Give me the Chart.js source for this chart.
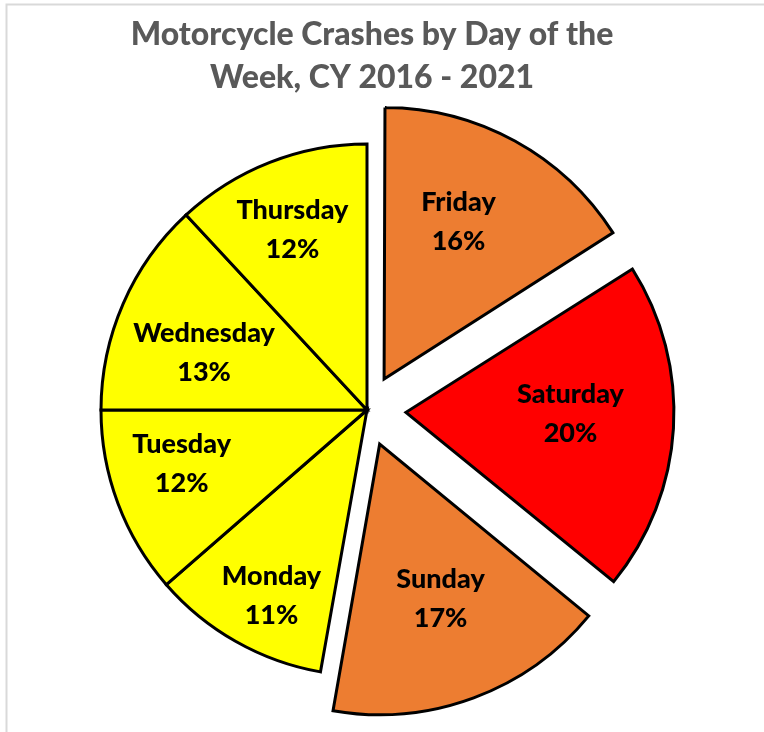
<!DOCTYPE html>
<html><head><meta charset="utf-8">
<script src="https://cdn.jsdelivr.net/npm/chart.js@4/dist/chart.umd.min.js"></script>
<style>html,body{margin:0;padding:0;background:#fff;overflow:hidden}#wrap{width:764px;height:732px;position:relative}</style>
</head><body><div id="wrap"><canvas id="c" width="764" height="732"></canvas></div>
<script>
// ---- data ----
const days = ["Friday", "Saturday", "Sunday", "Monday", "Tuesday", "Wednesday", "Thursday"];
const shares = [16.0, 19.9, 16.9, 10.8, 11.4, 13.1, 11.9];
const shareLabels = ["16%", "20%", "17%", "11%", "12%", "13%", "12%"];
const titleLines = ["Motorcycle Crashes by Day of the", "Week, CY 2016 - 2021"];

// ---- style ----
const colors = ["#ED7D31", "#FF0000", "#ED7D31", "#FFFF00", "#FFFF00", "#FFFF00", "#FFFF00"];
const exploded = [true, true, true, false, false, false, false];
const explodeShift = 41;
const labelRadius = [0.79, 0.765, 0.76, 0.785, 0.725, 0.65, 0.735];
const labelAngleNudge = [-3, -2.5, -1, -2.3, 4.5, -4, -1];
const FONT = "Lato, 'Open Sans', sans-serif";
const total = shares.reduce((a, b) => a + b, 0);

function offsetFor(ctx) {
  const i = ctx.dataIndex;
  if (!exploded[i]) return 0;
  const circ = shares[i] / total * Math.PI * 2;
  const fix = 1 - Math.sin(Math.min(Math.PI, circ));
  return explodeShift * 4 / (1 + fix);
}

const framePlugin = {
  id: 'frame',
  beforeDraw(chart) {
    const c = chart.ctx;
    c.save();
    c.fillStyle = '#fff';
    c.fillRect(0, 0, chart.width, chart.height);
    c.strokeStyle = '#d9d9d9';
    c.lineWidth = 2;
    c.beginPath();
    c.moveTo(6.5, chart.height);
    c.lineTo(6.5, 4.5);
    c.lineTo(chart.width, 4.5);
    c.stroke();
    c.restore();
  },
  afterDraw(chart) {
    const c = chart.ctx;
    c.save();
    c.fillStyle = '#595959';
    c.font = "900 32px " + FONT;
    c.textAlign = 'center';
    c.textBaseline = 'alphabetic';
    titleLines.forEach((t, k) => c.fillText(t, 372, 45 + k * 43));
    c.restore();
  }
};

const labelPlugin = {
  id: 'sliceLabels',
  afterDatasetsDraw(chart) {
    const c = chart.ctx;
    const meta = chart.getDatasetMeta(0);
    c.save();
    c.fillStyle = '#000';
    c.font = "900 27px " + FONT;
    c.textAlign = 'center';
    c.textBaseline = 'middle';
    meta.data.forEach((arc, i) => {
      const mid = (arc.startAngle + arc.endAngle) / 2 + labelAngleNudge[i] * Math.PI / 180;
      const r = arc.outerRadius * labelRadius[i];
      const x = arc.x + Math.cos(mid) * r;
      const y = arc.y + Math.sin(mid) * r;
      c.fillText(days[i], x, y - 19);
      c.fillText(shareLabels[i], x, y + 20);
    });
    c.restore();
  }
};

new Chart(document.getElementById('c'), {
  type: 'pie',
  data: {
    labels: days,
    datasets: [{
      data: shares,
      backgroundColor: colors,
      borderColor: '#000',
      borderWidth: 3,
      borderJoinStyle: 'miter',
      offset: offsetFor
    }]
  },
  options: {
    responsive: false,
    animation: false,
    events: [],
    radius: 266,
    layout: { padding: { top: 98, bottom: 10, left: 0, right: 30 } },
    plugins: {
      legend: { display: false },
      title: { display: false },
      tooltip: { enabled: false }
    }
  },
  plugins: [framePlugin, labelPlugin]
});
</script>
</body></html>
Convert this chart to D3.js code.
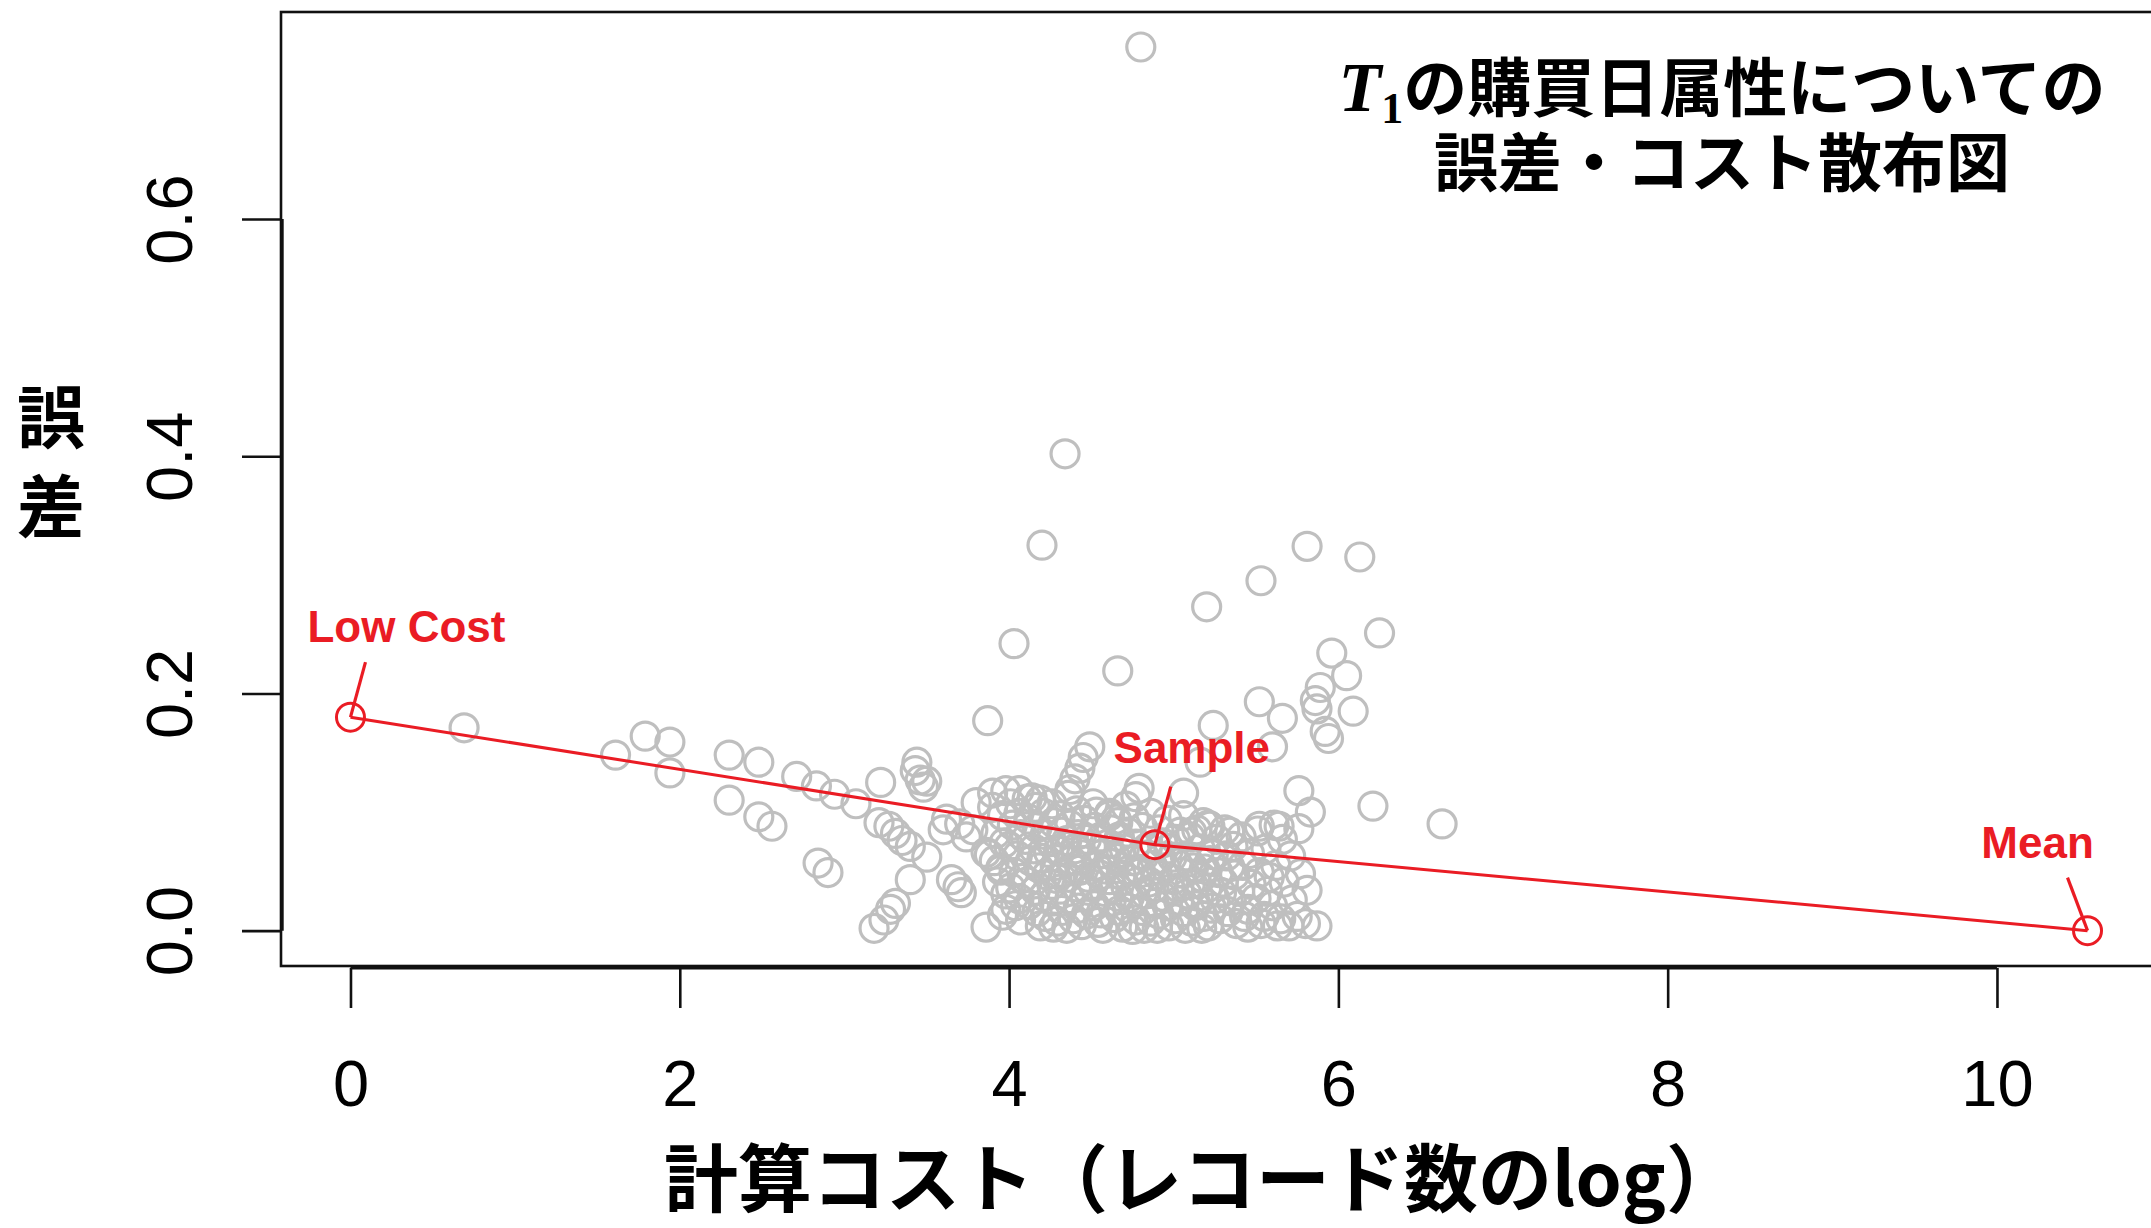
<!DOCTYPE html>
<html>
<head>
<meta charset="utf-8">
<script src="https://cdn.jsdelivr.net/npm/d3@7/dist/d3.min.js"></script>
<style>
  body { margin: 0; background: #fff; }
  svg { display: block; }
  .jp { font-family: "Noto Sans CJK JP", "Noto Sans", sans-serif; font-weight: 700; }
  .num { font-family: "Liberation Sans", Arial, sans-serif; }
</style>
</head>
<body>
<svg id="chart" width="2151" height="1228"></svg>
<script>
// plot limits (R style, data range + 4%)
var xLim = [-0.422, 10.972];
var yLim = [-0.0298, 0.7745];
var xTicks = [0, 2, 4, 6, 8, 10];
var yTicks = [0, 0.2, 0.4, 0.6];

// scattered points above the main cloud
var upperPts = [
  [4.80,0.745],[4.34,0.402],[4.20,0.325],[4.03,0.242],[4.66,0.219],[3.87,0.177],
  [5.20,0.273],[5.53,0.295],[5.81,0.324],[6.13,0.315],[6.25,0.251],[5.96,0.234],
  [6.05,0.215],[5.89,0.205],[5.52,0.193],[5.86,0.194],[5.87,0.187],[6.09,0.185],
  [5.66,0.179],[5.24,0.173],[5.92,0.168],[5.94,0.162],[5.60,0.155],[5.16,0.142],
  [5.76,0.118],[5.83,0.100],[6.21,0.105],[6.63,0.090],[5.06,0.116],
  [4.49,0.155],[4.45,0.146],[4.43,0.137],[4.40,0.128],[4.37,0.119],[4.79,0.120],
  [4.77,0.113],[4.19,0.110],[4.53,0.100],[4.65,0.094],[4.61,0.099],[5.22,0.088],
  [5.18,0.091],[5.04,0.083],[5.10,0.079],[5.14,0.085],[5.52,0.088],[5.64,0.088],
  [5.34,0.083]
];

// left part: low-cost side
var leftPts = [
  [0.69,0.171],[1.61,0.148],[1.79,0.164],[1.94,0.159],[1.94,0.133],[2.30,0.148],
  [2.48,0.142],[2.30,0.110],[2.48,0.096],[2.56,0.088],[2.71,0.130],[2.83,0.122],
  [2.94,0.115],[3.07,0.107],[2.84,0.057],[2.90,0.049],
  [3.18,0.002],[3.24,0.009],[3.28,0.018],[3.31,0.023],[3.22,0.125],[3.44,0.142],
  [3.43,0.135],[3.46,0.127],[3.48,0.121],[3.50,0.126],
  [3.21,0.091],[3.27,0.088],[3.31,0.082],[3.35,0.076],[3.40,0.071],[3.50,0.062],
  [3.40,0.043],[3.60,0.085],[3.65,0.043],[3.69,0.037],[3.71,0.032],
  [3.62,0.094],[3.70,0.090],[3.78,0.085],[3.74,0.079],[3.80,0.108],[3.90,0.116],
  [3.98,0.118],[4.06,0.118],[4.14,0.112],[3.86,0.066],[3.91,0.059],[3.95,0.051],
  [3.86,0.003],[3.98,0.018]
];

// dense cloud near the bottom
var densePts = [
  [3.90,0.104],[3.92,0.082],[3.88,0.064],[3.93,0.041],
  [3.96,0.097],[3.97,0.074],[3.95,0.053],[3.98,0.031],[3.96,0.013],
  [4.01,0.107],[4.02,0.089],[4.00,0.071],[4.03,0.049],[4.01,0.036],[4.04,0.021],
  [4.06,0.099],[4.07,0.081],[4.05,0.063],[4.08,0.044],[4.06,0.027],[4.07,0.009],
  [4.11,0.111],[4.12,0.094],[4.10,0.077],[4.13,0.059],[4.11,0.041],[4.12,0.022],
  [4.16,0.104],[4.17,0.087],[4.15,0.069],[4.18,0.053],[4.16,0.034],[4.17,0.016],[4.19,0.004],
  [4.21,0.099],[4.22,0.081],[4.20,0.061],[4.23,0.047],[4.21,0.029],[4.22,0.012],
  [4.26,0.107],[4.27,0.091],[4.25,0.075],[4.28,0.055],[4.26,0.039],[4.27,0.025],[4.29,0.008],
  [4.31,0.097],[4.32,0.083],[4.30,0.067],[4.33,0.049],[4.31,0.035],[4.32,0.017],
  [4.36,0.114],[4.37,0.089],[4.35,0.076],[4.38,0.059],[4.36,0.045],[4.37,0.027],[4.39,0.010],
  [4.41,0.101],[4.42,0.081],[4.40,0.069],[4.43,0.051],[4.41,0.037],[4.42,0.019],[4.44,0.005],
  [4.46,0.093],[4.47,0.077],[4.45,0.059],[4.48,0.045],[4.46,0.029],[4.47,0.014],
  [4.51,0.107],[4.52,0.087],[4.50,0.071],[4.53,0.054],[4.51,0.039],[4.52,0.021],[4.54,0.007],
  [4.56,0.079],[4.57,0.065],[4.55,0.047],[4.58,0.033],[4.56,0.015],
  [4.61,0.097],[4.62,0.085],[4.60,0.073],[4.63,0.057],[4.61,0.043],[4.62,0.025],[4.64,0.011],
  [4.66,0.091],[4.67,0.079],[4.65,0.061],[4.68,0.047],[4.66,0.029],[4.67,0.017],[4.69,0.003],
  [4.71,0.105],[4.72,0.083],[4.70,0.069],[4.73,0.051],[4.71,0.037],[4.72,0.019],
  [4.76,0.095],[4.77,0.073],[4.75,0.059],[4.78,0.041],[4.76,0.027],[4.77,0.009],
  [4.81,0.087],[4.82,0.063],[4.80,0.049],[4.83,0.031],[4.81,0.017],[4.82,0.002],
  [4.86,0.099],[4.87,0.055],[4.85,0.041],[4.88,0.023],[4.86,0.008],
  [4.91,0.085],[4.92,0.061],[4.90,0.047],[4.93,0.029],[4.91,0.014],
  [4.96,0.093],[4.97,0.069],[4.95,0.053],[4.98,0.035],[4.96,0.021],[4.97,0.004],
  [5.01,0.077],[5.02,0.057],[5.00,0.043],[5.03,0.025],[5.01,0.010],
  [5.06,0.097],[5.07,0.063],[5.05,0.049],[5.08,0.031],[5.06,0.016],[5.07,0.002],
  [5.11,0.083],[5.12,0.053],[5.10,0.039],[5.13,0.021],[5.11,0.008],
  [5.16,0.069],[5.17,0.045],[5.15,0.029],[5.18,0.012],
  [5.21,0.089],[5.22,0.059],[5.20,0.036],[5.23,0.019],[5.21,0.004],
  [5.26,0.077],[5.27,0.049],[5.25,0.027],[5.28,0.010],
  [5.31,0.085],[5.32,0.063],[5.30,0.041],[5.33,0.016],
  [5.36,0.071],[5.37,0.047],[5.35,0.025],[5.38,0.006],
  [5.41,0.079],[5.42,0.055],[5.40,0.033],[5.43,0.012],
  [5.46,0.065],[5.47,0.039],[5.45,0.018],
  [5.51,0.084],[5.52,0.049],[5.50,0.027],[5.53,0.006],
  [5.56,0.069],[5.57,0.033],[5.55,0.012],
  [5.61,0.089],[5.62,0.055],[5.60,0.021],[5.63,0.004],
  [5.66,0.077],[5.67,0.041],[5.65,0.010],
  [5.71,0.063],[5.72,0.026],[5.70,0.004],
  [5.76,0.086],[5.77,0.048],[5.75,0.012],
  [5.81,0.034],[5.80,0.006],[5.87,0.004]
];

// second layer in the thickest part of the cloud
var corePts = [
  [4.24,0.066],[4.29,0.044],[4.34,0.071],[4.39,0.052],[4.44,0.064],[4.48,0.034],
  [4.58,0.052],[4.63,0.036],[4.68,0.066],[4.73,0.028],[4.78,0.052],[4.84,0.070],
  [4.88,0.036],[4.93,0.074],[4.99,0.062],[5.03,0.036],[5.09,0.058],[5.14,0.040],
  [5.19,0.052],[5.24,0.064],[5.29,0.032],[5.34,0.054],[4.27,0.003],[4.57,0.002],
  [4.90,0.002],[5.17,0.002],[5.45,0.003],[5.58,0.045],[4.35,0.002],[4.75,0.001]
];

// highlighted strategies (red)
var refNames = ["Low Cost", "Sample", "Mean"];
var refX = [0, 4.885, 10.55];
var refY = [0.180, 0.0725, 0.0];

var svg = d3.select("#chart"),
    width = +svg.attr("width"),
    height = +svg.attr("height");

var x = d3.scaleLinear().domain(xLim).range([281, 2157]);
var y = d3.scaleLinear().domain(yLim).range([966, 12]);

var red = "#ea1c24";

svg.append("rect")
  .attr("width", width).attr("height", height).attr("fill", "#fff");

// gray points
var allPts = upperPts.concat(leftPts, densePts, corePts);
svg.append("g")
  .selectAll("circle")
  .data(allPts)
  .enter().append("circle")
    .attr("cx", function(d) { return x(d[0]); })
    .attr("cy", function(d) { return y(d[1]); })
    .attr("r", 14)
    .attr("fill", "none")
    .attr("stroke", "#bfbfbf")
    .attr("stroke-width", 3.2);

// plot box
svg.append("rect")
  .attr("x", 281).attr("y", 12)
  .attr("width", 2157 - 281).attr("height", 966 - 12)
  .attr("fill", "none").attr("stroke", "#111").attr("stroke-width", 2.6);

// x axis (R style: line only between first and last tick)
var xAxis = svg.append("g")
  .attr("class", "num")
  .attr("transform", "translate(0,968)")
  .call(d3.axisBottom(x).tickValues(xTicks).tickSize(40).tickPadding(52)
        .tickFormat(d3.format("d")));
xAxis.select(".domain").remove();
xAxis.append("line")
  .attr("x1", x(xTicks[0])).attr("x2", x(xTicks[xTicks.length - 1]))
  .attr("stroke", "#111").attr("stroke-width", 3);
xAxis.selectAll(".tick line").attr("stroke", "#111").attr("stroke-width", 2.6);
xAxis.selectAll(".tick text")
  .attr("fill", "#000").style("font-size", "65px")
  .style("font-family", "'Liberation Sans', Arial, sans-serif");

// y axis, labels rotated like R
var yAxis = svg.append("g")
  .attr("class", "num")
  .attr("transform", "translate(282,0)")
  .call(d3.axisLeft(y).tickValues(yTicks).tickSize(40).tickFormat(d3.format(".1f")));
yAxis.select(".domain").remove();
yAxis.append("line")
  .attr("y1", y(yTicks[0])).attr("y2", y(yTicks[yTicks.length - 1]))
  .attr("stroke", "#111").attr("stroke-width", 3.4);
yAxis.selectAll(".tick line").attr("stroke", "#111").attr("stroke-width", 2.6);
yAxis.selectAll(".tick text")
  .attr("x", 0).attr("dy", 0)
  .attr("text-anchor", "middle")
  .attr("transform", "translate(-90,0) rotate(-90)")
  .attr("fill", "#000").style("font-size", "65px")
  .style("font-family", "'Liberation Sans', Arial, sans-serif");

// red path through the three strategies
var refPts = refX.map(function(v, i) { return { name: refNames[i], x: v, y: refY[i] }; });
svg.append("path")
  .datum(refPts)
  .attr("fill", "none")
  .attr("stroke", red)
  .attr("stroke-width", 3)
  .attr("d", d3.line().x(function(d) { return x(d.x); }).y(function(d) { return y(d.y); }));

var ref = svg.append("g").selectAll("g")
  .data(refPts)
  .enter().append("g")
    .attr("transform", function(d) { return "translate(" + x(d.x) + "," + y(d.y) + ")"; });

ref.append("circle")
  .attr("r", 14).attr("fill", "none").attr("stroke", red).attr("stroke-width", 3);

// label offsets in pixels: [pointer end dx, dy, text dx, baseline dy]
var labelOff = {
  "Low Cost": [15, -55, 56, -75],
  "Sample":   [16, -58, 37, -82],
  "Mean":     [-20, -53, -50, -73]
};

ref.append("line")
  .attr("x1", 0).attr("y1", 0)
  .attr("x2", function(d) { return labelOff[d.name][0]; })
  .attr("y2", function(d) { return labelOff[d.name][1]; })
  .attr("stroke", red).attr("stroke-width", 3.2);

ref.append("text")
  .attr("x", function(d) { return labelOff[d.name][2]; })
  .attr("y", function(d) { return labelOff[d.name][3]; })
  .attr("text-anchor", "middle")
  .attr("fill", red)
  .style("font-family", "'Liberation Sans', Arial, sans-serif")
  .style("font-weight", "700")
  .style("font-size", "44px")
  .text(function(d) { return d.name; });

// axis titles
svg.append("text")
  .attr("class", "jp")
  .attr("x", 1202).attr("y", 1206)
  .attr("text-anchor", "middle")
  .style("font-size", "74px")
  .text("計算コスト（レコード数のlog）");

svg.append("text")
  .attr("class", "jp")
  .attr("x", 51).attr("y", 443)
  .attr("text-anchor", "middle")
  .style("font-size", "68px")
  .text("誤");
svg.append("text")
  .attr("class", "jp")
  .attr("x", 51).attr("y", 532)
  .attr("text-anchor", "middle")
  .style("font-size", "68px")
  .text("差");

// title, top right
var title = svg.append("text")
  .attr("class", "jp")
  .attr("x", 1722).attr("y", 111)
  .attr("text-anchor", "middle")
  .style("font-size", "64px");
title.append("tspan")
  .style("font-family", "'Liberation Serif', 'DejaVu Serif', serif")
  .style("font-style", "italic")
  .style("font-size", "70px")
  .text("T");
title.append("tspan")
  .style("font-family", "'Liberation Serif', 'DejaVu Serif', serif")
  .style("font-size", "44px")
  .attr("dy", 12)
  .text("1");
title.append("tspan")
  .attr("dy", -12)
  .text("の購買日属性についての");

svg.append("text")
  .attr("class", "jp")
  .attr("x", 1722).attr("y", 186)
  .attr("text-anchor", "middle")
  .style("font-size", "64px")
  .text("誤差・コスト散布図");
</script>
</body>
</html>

Set task:
Repeat word for word the lines above, from the first entry through the line containing "Crashes by Day", with both ends kept and the pictures dropped.

Task response:
Give me the Chart.js source for this chart.
<!DOCTYPE html>
<html><head><meta charset="utf-8">
<script src="https://cdn.jsdelivr.net/npm/chart.js@4/dist/chart.umd.min.js"></script>
<style>html,body{margin:0;padding:0;background:#fff;overflow:hidden}#wrap{width:764px;height:732px;position:relative}</style>
</head><body><div id="wrap"><canvas id="c" width="764" height="732"></canvas></div>
<script>
// ---- data ----
const days = ["Friday", "Saturday", "Sunday", "Monday", "Tuesday", "Wednesday", "Thursday"];
const shares = [16.0, 19.9, 16.9, 10.8, 11.4, 13.1, 11.9];
const shareLabels = ["16%", "20%", "17%", "11%", "12%", "13%", "12%"];
const titleLines = ["Motorcycle Crashes by Day of the", "Week, CY 2016 - 2021"];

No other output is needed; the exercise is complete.